Le directeur du Harvard Global Public Health Institute, Ashish Jha, a même été jusqu’à affirmer au New York Times que Fox News pouvait avoir une part de responsabilité dans la propagation du virus. Ces accusations ont été relayées par une pétition signée par des universitaires et des journalistes de renom pour dénoncer le traitement biaisé de la chaîne.

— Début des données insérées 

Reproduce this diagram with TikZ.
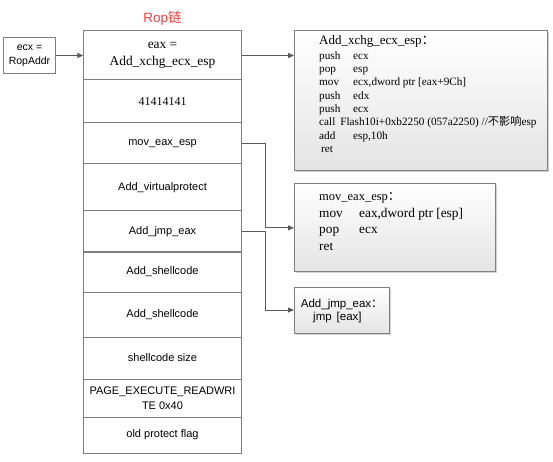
\documentclass[tikz,border=0pt]{standalone}
\usepackage{fontspec}
\setmainfont{Liberation Serif}
\setsansfont{Liberation Sans}
\newfontfamily\cjk{Noto Sans CJK SC}
\usepackage{tikz}
\usetikzlibrary{arrows.meta,shadows}
\usepackage{xcolor}
\definecolor{linecol}{HTML}{7F7F7F}
\definecolor{arrcol}{HTML}{595959}
\definecolor{titlecol}{HTML}{F03C3C}
\definecolor{boxbot}{HTML}{E4E4E4}

\begin{document}
\begin{tikzpicture}[x=1bp,y=-1bp,
          cell/.style={draw=linecol,line width=1bp,minimum width=158.4bp,inner sep=0pt,outer sep=0pt,align=center,
            font=\sffamily\fontsize{11bp}{15.5bp}\selectfont},
          conn/.style={draw=arrcol,line width=1bp,-{Triangle[length=6bp,width=5bp]}},
          codebox/.style={draw=linecol,line width=1bp,top color=white,bottom color=boxbot,
            drop shadow={shadow xshift=1.5bp,shadow yshift=-1.5bp,fill=black!30,opacity=0.6},
            inner sep=0pt,outer sep=0pt,anchor=north west},
          code/.style={inner sep=0pt,anchor=north west,align=left}
        ]
        \useasboundingbox (0,0) rectangle (553,462);
        \node[anchor=base,inner sep=0pt,text=titlecol,font=\sffamily\fontsize{13.5bp}{16bp}\selectfont] (title) at (162.5,22.5) {Rop{\cjk 链}};
        \node[cell,minimum height=49bp,font=\rmfamily\fontsize{13.4bp}{17bp}\selectfont] (c1) at (162.5,55.5) {eax =\\Add\_xchg\_ecx\_esp};
        \node[cell,minimum height=43bp,font=\rmfamily\fontsize{12bp}{15bp}\selectfont] (c2) at (162.5,101.5) {41414141};
        \node[cell,minimum height=41bp] (c3) at (162.5,143.5) {mov\_eax\_esp};
        \node[cell,minimum height=47bp] (c4) at (162.5,187.5) {Add\_virtualprotect};
        \node[cell,minimum height=41bp] (c5) at (162.5,231.5) {Add\_jmp\_eax};
        \node[cell,minimum height=40bp] (c6) at (162.5,272) {Add\_shellcode};
        \node[cell,minimum height=45bp] (c7) at (162.5,314.5) {Add\_shellcode};
        \node[cell,minimum height=42bp] (c8) at (162.5,358) {shellcode size};
        \node[cell,minimum height=38bp] (c9) at (162.5,398) {PAGE\_EXECUTE\_READWRI\\TE 0x40};
        \node[cell,minimum height=36bp] (c10) at (162.5,435) {old protect flag};
        \node[draw=linecol,line width=1bp,minimum width=52.4bp,minimum height=35.6bp,inner sep=0pt,outer sep=0pt,align=center,
          font=\sffamily\fontsize{10.5bp}{14bp}\selectfont] (ecx) at (29.5,55.5) {ecx =\\RopAddr};
        \node[codebox,minimum width=253.7bp,minimum height=140bp] (xchgbox) at (294,31) {};
        \node[codebox,minimum width=201bp,minimum height=87.7bp] (movbox) at (294,184) {};
        \node[codebox,minimum width=95bp,minimum height=46bp] (jmpbox) at (294,287) {};
        \node[anchor=base west,inner sep=0pt,font=\rmfamily\fontsize{13bp}{15bp}\selectfont] (xchgtitle) at (319,45) {Add\_xchg\_ecx\_esp{\cjk ：}};
        \node[code,font=\rmfamily\fontsize{11.2bp}{13.33bp}\selectfont] (xchgcode) at (319,49.7) {%
          \begin{tabular}{@{}p{34bp}@{}l@{}}
            push & ecx\\
            pop & esp\\
            mov & ecx,dword ptr [eax+9Ch]\\
            push & edx\\
            push & ecx\\
            \multicolumn{2}{@{}l@{}}{call\hspace{5bp}Flash10i+0xb2250 (057a2250) //{\cjk 不影响}esp}\\
            add & esp,10h\\
            \multicolumn{2}{@{}l@{}}{\hspace{2bp}ret}
          \end{tabular}};
        \node[code,font=\rmfamily\fontsize{13.3bp}{16.5bp}\selectfont] (movcode) at (319,189.25) {%
          \begin{tabular}{@{}p{40bp}@{}l@{}}
            \multicolumn{2}{@{}l@{}}{\fontsize{12.5bp}{16.5bp}\selectfont mov\_eax\_esp{\cjk ：}}\\
            mov & eax,dword ptr [esp]\\
            pop & ecx\\
            \multicolumn{2}{@{}l@{}}{ret}
          \end{tabular}};
        \node[anchor=base west,inner sep=0pt,font=\sffamily\fontsize{11.5bp}{14bp}\selectfont] (jmptitle) at (300.7,307.3) {Add\_jmp\_eax{\cjk ：}};
        \node[anchor=base west,inner sep=0pt,font=\sffamily\fontsize{11.5bp}{14bp}\selectfont] (jmpcode) at (313,320.5) {jmp\hspace{5bp}[eax]};
        \draw[conn] (ecx) -- (c1);
        \draw[conn] (c1.east) -- (c1.east -| xchgbox.west);
        \draw[conn] (c3.east) -- ++(24,0) |- (movbox.west);
        \draw[conn] (c5.east) -- ++(24,0) |- (jmpbox.west);
      \end{tikzpicture}
\end{document}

La colère et le ressentiment des oubliés de la mondialisation avaient été le moteur de la victoire de Donald Trump en 2016. Depuis, il a entretenu l’illusion d’un pays au sommet de sa puissance grâce à une croissance dopée par le déficit budgétaire et des marchés financiers stimulés par le laxisme de la politique monétaire. Le Covid-19 vient de faire éclater cette bulle, laissant le pays encore plus vulnérable à ses inégalités et ses dysfonctionnements. Avant de parler de « grandeur » de la nation, peut-être faudrait-il commencer par la réparer.